Filename type: UNICODE or ANSI

Hi,

I've been trialling Dopus9 for a couple of days and I have to say it is really good:)

However, I'm having trouble with filenames in general. I work with Japanese and Chinese files. Some of them compressed as ZIP or RAR. The zip plugin does not seem to be able to open my ZIP files giving me an error about the system cant find the path specified. The RAR plugin seem to be doing fine. Is there another ZIP plugin that can read into my zip files?

Also, is Dopus able to show me whether a file name is in ANSI or UNICODE? If so, is there a way to convert all the file names from ANSI to UNICODE? I have some files that seem to display correctly no matter what system locale i set it to, but there are some files that gets mangled once I change the locale, so I'm guessing that the file name coding is the problem.

Its rather annoying to change my locale between chinese-japanese-english all the time.

Thank you! :smiley:

The Zip format does not seem to support unicode for filenames. See here:

blogs.msdn.com/michkap/archive/2 ... 16181.aspx

(Assuming that is still accurate. The comments do mention a reserved feature of the Zip format for Unicode filenames but I don't know if anything supports it.)

If you're looking at files on an NTFS disk then the filenames are already Unicode. If it's a FAT disk, or inside an archive format which stores filenames as ANSI, then the filenames get converted to Unicode on the fly based on the current locale/codepage.

There's no way to permanently convert a filename to Unicode if the underlying filesystem or archive format doesn't support it (obviously, since the filesystem cannot store such a filename), and on filesystems that do support Unicode the filenames should already be in Unicode.

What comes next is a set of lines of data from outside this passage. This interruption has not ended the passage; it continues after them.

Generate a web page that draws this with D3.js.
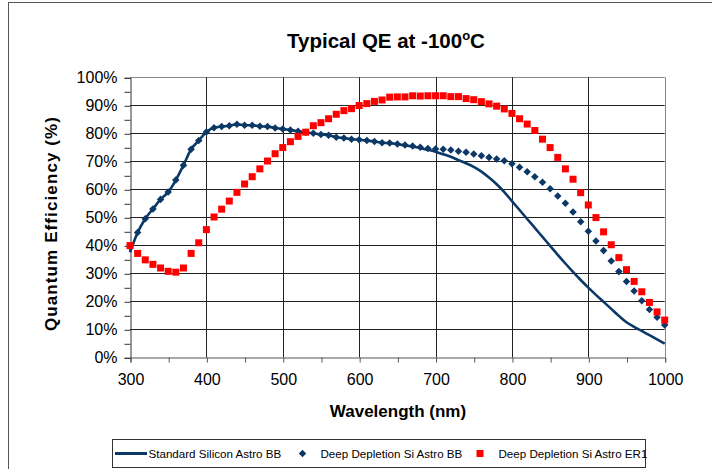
<!DOCTYPE html>
<html><head><meta charset="utf-8">
<script src="https://cdn.jsdelivr.net/npm/d3@7"></script>
<style>body{margin:0;background:#fff} text{font-family:"Liberation Sans",Arial,sans-serif}</style>
</head><body>
<svg id="c" width="712" height="469"></svg>
<script>
const wavelengths = [300,310,320,330,340,350,360,370,380,390,400,410,420,430,440,450,460,470,480,490,500,510,520,530,540,550,560,570,580,590,600,610,620,630,640,650,660,670,680,690,700,710,720,730,740,750,760,770,780,790,800,810,820,830,840,850,860,870,880,890,900,910,920,930,940,950,960,970,980,990,1000];
const standardSiliconBB = [37.5,44.6,49.5,53,56.4,59,63.3,68.6,74.3,77.4,80.5,82,82.4,82.7,83.2,82.9,82.9,82.5,82.4,81.9,81.5,81.2,80.7,80.4,80,79.6,79.3,78.6,78.3,77.9,77.7,77.4,77.1,76.6,76.5,76.1,75.7,75.3,74.7,74.1,73.4,72.5,71.6,70.4,69.3,68,66.3,64.2,61.8,59,55.8,52.6,49.4,46.2,43,39.8,36.6,33.5,30.5,27.6,24.9,22.3,19.8,17.3,14.8,12.5,10.9,9.4,7.9,6.4,4.9];
const deepDepletionBB = [39.5,44.6,49.5,53,56.4,59,63.3,68.6,74.3,77.4,80.5,82,82.4,82.7,83.2,82.9,82.9,82.5,82.4,81.9,81.5,81.2,80.7,80.4,80,79.6,79.3,78.6,78.3,77.9,77.7,77.4,77.1,76.6,76.5,76.2,75.8,75.5,75,74.6,74.4,74.3,74,73.6,73.2,72.6,72,71.4,70.8,70.2,69.1,67.9,66.3,64.5,62.5,60.2,57.6,55,51.9,48.4,45,41.5,38.1,34.4,30.6,27.1,23.7,20.2,17.1,14.3,11.5];
const deepDepletionER1 = [39.9,37.1,34.8,33.2,31.9,30.7,30.4,31.9,37.1,40.9,45.6,50.1,52.9,55.8,58.9,61.9,64.5,67.3,70.1,72.7,74.9,77,78.9,80.4,82.7,83.8,85.2,86.8,88.1,88.8,89.9,90.6,91.4,91.9,92.9,93,93,93.4,93.3,93.4,93.4,93.4,93.1,93.1,92.4,92,91.3,90.5,89.7,88.7,87.1,85.2,83.3,81,77.9,74.9,71.4,67.3,63.6,58.8,54.4,49.9,44.8,40.2,35.6,31.3,27.1,23.4,19.6,16.2,13.3];
const xTickLabels = [300,400,500,600,700,800,900,1000];
const yTickLabels = [0,10,20,30,40,50,60,70,80,90,100];
const seriesNames = ["Standard Silicon Astro BB","Deep Depletion Si Astro BB","Deep Depletion Si Astro ER1"];

const NAVY = "#0b3866", RED = "#ff0000";
const svg = d3.select("#c");
const L = 130, R = 664.7, T = 77.3, B = 357.3;
const x = d3.scaleLinear().domain([300,1000]).range([L,R]);
const y = d3.scaleLinear().domain([0,100]).range([B,T]);

// outer frame
svg.append("rect").attr("x",8.5).attr("y",2.5).attr("width",760).attr("height",520)
  .attr("fill","none").attr("stroke","#555").attr("stroke-width",1);

// title
const title = svg.append("text").attr("x",386).attr("y",48).attr("text-anchor","middle")
  .attr("font-size",20.5).attr("font-weight","bold").attr("fill","#000");
title.append("tspan").text("Typical QE at -100");
title.append("tspan").attr("font-size",13).attr("dy",-8).text("o");
title.append("tspan").attr("dy",8).text("C");

// gridlines
const g = svg.append("g");
g.selectAll("line.h").data(yTickLabels.slice(1)).join("line")
  .attr("x1",L).attr("x2",R).attr("y1",d=>Math.round(y(d))+0.5).attr("y2",d=>Math.round(y(d))+0.5)
  .attr("stroke",d=>d===100?"#888":"#222").attr("stroke-width",1);
g.selectAll("line.v").data(xTickLabels.slice(1)).join("line")
  .attr("y1",T).attr("y2",B).attr("x1",d=>Math.round(x(d))+0.5).attr("x2",d=>Math.round(x(d))+0.5)
  .attr("stroke",d=>d===1000?"#888":"#222").attr("stroke-width",1);

// axes
const yTicks = d3.range(0,101,5);
const yAxis = d3.axisLeft(y).tickValues(yTicks).tickSize(6).tickPadding(7)
  .tickFormat(d => d%10===0 ? d+"%" : "");
const ya = svg.append("g").attr("transform",`translate(${Math.round(L)+0.5},0.5)`).call(yAxis);
ya.selectAll("text").attr("font-size",16).attr("fill","#000").attr("font-family","Liberation Sans, Arial, sans-serif");
ya.selectAll("line,path").attr("stroke","#333");

const xTicks = d3.range(300,1001,50);
const xAxis = d3.axisBottom(x).tickValues(xTicks).tickSize(5).tickPadding(11)
  .tickFormat(d => d%100===0 ? d : "");
const xa = svg.append("g").attr("transform",`translate(0.5,${Math.round(B)+0.5})`).call(xAxis);
xa.selectAll("text").attr("font-size",16).attr("fill","#000").attr("font-family","Liberation Sans, Arial, sans-serif");
xa.selectAll("line,path").attr("stroke","#555");

// axis titles
svg.append("text").attr("x",398).attr("y",417).attr("text-anchor","middle")
  .attr("font-size",17).attr("font-weight","bold").text("Wavelength (nm)");
svg.append("text").attr("transform","translate(57,224) rotate(-90)").attr("text-anchor","middle")
  .attr("font-size",17).attr("font-weight","bold").attr("textLength",214).attr("lengthAdjust","spacing")
  .text("Quantum Efficiency (%)");

// series
const lineData = wavelengths.map((w,i)=>[w,standardSiliconBB[i]]);
svg.append("path").datum(lineData)
  .attr("d", d3.line().x(d=>x(d[0])).y(d=>y(d[1])).curve(d3.curveMonotoneX))
  .attr("fill","none").attr("stroke",NAVY).attr("stroke-width",2.6);

const diamond = d3.symbol().type(d3.symbolDiamond2).size(36);
svg.append("g").selectAll("path").data(wavelengths.map((w,i)=>[w,deepDepletionBB[i]])).join("path")
  .attr("d", diamond).attr("transform",d=>`translate(${x(d[0])},${y(d[1])})`).attr("fill",NAVY);

svg.append("g").selectAll("rect").data(wavelengths.map((w,i)=>[w,deepDepletionER1[i]])).join("rect")
  .attr("x",d=>x(d[0])-3.5).attr("y",d=>y(d[1])-3.5).attr("width",7).attr("height",7).attr("fill",RED);

// legend
const lg = svg.append("g");
lg.append("rect").attr("x",112.5).attr("y",439.5).attr("width",533).attr("height",28)
  .attr("fill","#fff").attr("stroke","#333");
const ly = 453.5;
lg.append("line").attr("x1",115).attr("x2",147).attr("y1",ly).attr("y2",ly).attr("stroke",NAVY).attr("stroke-width",3);
lg.append("path").attr("d",diamond).attr("transform",`translate(302.5,${ly})`).attr("fill",NAVY);
lg.append("rect").attr("x",476.5).attr("y",ly-3.5).attr("width",7).attr("height",7).attr("fill",RED);
const lx = [148.5,320.5,498.5];
seriesNames.forEach((n,i)=>{
  lg.append("text").attr("x",lx[i]).attr("y",ly+4).attr("font-size",11.6).attr("fill","#000").text(n);
});
</script>
</body></html>
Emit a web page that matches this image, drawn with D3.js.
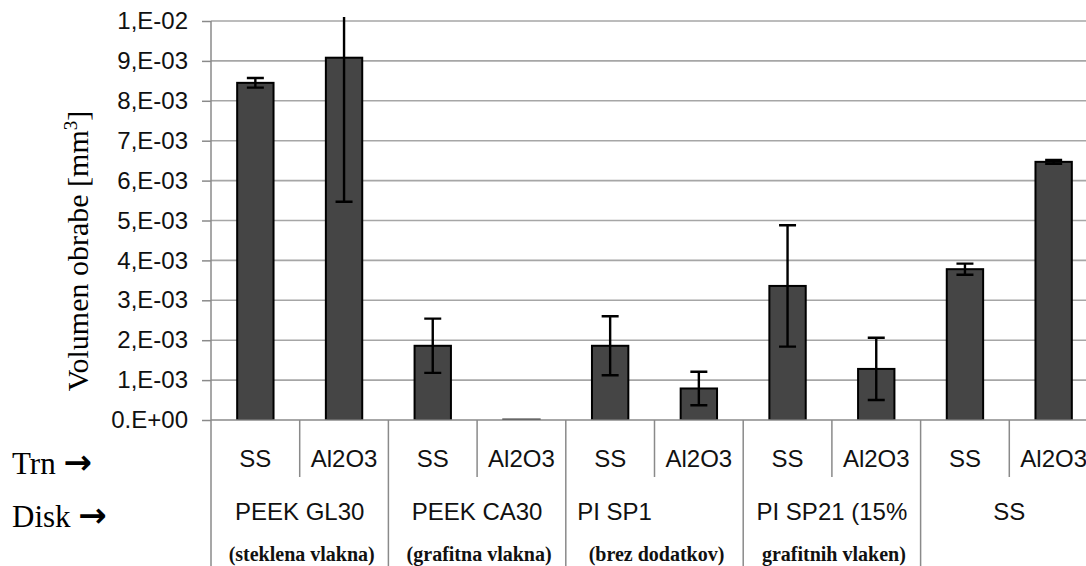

Perhaps there are archive formats where filenames can be either "ANSI" or Unicode in which case extracting the files under the correct code page to an NTFS volume would convert their names to the correct Unicode characters, and then re-creating the archive (in a way which stores the filenames as Unicode) should preserve those Unicode characters.

So NTFS stores the filenames as unicode by itself without the need for ANSI code pages? So the best solution for me is to convert the ZIP files to RAR and this should give me the correct encoding?